§ REQUIREMENT
Please transcribe the data below exactly. Leave the pictures out.

§ RAW DATA

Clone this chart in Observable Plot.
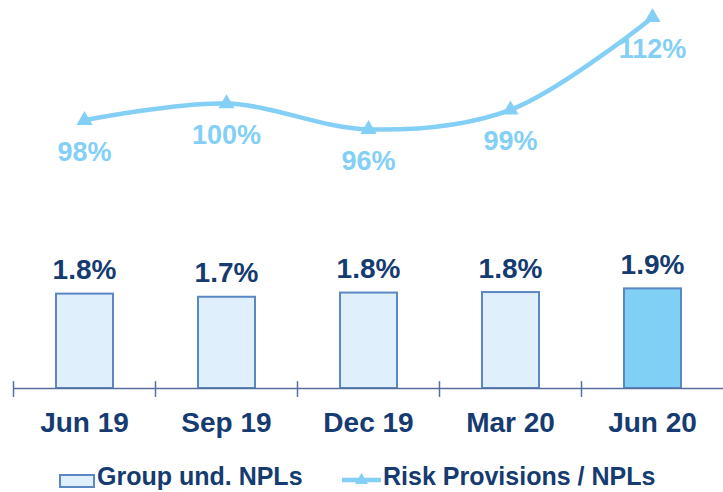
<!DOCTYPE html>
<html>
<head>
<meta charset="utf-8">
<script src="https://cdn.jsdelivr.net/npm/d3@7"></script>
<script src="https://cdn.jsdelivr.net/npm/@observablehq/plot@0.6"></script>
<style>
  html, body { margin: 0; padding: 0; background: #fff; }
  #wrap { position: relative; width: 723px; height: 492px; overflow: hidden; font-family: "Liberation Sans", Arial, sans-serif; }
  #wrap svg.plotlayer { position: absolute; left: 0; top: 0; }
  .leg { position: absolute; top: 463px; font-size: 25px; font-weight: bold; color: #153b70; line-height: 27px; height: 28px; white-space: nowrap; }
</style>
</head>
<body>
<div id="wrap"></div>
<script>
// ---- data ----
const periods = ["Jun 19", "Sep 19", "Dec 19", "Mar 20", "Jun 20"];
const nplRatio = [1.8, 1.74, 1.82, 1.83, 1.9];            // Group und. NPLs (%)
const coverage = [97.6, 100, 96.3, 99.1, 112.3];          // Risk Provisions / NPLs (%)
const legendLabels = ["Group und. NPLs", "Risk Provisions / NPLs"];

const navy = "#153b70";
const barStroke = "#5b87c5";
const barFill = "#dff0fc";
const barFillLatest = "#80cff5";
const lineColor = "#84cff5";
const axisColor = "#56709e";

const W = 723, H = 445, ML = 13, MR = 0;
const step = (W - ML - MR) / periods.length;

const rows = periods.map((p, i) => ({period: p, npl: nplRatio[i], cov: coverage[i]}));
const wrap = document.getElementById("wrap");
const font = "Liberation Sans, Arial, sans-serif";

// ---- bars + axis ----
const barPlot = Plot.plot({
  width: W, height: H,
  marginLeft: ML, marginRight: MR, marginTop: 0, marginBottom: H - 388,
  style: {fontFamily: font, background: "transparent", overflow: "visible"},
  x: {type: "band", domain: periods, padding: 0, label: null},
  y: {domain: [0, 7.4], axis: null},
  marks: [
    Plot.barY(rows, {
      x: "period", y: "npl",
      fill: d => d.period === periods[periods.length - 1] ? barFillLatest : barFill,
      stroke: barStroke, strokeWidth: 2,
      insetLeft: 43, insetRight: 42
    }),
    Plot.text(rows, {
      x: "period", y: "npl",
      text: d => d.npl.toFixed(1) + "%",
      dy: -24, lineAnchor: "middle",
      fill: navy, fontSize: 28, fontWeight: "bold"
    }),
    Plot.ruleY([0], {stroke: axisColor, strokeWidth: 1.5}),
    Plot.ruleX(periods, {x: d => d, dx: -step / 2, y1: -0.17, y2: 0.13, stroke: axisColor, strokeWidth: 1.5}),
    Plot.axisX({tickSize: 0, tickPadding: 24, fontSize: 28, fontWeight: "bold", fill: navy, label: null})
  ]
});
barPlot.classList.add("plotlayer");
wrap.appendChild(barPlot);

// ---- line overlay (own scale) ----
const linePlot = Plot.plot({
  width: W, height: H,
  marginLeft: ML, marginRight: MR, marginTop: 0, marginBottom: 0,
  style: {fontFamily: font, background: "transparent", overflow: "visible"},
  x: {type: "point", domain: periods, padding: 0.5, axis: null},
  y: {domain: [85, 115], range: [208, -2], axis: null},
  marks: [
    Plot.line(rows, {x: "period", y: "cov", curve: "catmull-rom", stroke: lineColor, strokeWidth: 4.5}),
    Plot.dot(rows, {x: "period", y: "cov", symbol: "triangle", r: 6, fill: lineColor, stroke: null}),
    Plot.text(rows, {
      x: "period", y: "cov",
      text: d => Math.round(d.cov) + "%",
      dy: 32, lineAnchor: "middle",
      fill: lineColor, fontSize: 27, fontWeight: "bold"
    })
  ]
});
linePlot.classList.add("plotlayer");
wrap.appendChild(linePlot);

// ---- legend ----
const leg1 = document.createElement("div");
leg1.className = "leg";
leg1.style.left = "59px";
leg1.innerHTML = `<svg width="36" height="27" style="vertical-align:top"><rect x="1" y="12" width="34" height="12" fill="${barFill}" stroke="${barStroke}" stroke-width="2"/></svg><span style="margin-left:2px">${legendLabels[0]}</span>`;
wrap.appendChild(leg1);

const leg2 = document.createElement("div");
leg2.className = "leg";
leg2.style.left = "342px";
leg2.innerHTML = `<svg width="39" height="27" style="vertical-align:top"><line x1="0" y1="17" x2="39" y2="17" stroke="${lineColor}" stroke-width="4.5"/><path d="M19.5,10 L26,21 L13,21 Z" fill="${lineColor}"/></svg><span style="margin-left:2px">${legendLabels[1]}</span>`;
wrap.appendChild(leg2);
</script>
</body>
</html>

§ REPLY
Clone this chart in Observable Plot.
<!DOCTYPE html>
<html>
<head>
<meta charset="utf-8">
<script src="https://cdn.jsdelivr.net/npm/d3@7"></script>
<script src="https://cdn.jsdelivr.net/npm/@observablehq/plot@0.6"></script>
<style>
  html, body { margin: 0; padding: 0; background: #fff; }
  #wrap { position: relative; width: 723px; height: 492px; overflow: hidden; font-family: "Liberation Sans", Arial, sans-serif; }
  #wrap svg.plotlayer { position: absolute; left: 0; top: 0; }
  .leg { position: absolute; top: 463px; font-size: 25px; font-weight: bold; color: #153b70; line-height: 27px; height: 28px; white-space: nowrap; }
</style>
</head>
<body>
<div id="wrap"></div>
<script>
// ---- data ----
const periods = ["Jun 19", "Sep 19", "Dec 19", "Mar 20", "Jun 20"];
const nplRatio = [1.8, 1.74, 1.82, 1.83, 1.9];            // Group und. NPLs (%)
const coverage = [97.6, 100, 96.3, 99.1, 112.3];          // Risk Provisions / NPLs (%)
const legendLabels = ["Group und. NPLs", "Risk Provisions / NPLs"];

const navy = "#153b70";
const barStroke = "#5b87c5";
const barFill = "#dff0fc";
const barFillLatest = "#80cff5";
const lineColor = "#84cff5";
const axisColor = "#56709e";

const W = 723, H = 445, ML = 13, MR = 0;
const step = (W - ML - MR) / periods.length;

const rows = periods.map((p, i) => ({period: p, npl: nplRatio[i], cov: coverage[i]}));
const wrap = document.getElementById("wrap");
const font = "Liberation Sans, Arial, sans-serif";

// ---- bars + axis ----
const barPlot = Plot.plot({
  width: W, height: H,
  marginLeft: ML, marginRight: MR, marginTop: 0, marginBottom: H - 388,
  style: {fontFamily: font, background: "transparent", overflow: "visible"},
  x: {type: "band", domain: periods, padding: 0, label: null},
  y: {domain: [0, 7.4], axis: null},
  marks: [
    Plot.barY(rows, {
      x: "period", y: "npl",
      fill: d => d.period === periods[periods.length - 1] ? barFillLatest : barFill,
      stroke: barStroke, strokeWidth: 2,
      insetLeft: 43, insetRight: 42
    }),
    Plot.text(rows, {
      x: "period", y: "npl",
      text: d => d.npl.toFixed(1) + "%",
      dy: -24, lineAnchor: "middle",
      fill: navy, fontSize: 28, fontWeight: "bold"
    }),
    Plot.ruleY([0], {stroke: axisColor, strokeWidth: 1.5}),
    Plot.ruleX(periods, {x: d => d, dx: -step / 2, y1: -0.17, y2: 0.13, stroke: axisColor, strokeWidth: 1.5}),
    Plot.axisX({tickSize: 0, tickPadding: 24, fontSize: 28, fontWeight: "bold", fill: navy, label: null})
  ]
});
barPlot.classList.add("plotlayer");
wrap.appendChild(barPlot);

// ---- line overlay (own scale) ----
const linePlot = Plot.plot({
  width: W, height: H,
  marginLeft: ML, marginRight: MR, marginTop: 0, marginBottom: 0,
  style: {fontFamily: font, background: "transparent", overflow: "visible"},
  x: {type: "point", domain: periods, padding: 0.5, axis: null},
  y: {domain: [85, 115], range: [208, -2], axis: null},
  marks: [
    Plot.line(rows, {x: "period", y: "cov", curve: "catmull-rom", stroke: lineColor, strokeWidth: 4.5}),
    Plot.dot(rows, {x: "period", y: "cov", symbol: "triangle", r: 6, fill: lineColor, stroke: null}),
    Plot.text(rows, {
      x: "period", y: "cov",
      text: d => Math.round(d.cov) + "%",
      dy: 32, lineAnchor: "middle",
      fill: lineColor, fontSize: 27, fontWeight: "bold"
    })
  ]
});
linePlot.classList.add("plotlayer");
wrap.appendChild(linePlot);

// ---- legend ----
const leg1 = document.createElement("div");
leg1.className = "leg";
leg1.style.left = "59px";
leg1.innerHTML = `<svg width="36" height="27" style="vertical-align:top"><rect x="1" y="12" width="34" height="12" fill="${barFill}" stroke="${barStroke}" stroke-width="2"/></svg><span style="margin-left:2px">${legendLabels[0]}</span>`;
wrap.appendChild(leg1);

const leg2 = document.createElement("div");
leg2.className = "leg";
leg2.style.left = "342px";
leg2.innerHTML = `<svg width="39" height="27" style="vertical-align:top"><line x1="0" y1="17" x2="39" y2="17" stroke="${lineColor}" stroke-width="4.5"/><path d="M19.5,10 L26,21 L13,21 Z" fill="${lineColor}"/></svg><span style="margin-left:2px">${legendLabels[1]}</span>`;
wrap.appendChild(leg2);
</script>
</body>
</html>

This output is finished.